Siyasi iktidar bunu hep yaptı. Siyaha beyaz diyerek algı yaratmaya çalıştı. Bu nedenle yerli ve yabancı sermayenin hükümete karşı olan güveni düştü. Yabancı sermaye gelmiyor, çıkıyor. Yerli sermaye de artık dışarda yatırım yapıyor.

4.Büyümeyi küresel ortalama ile karşılaştırmak doğru değil.

Türkiye gelişmekte olan bir ülkedir. Küresel ekonomi içinde hem gelişmiş hem de gelişmekte olan ülkeler var.

Gelişmiş ülkelerde büyüme gelişmekte olan ülkelere göre daha düşüktür. Çünkü Gelişmiş ülkelerde GSYH büyüklüğü daha yüksektir. Söz gelimi 2022 ‘de;

ABD GSYH yüzde 2,6 büyüdü ve 25 trilyon 465 milyar dolar oldu. Yüzde 2,6 büyümenin GSYH katkısı 662 milyar dolar oldu. Türkiye aynı yıl daha yüksek, yüzde 5,5 oranında büyüdü, bu büyümenin GSYH katkısı 49,8 milyar dolar oldu.

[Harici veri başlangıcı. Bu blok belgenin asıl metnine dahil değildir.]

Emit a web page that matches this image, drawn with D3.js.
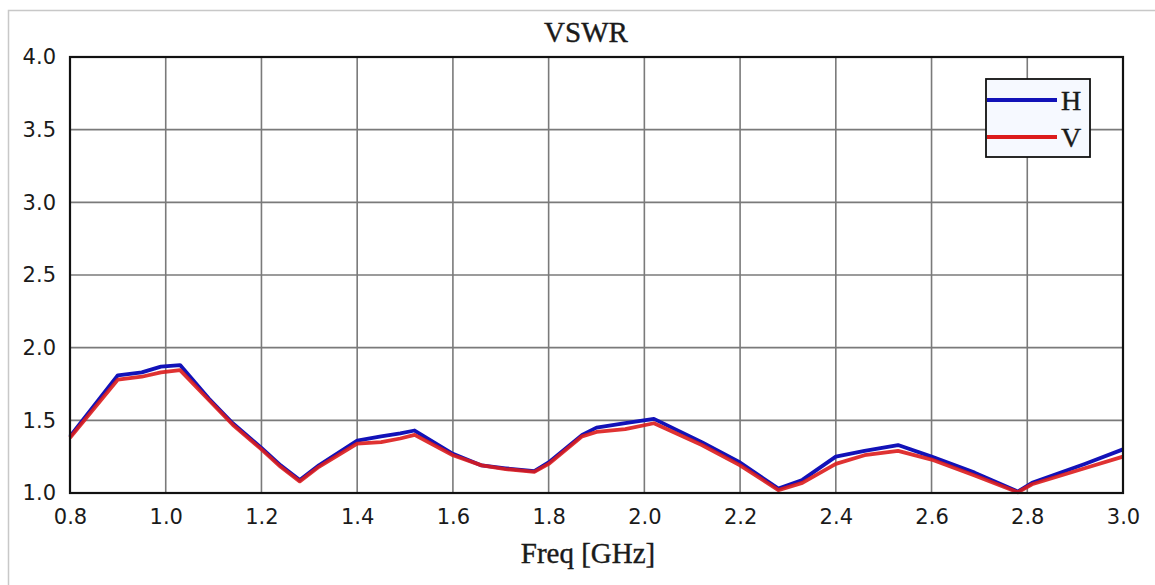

Bunun için bizim gibi gelişmekte olan bir ülkeyi diğer gelişmekte olan ülkelerle karşılaştırmak gerekir. 2023 yılında Türkiye’nin büyüme oranı gelişmekte olan ülkeler ortalaması kadar ve fakat 2023 tahmini daha düşük kalıyor.

Depreme rağmen büyümeye gelince; deprem servet kaybına neden olur. Büyümeyi insan gücü kaybı, üretimde daralma nedeni ile olumsuz etkiler. Ama aynı zamanda molozların kaldırılması, yeni konteynerlerin ve binaların yapımı, işçi ve makine çalışması büyüme oranını artırır. Depreme rağmen büyüdük demek iktisadi açıdan yanlıştır.

İktisatta çok kullanılan bir örnektir; Bir binanın yıkımı servet kaybıdır. Ama yıkım nedeni ile makine ve emek katma değer yaratır ve büyüme artar.

Sonuç: Hükümet bunları bilmiyor olamaz. Buna rağmen Türkiye’yi dünya büyüme ortalaması ile karşılaştırması ile yalnızca kendini kandırmış oldu. Hükümetin, bütçede kamuda yapılan israfı kaldıracağız ve yatırımların payını artıracağız demesi akla daha yakın olurdu.

5. Gelir dağılımı ve yoksullaşmaya girmiyorum. Zira herkes zaten yaşıyor.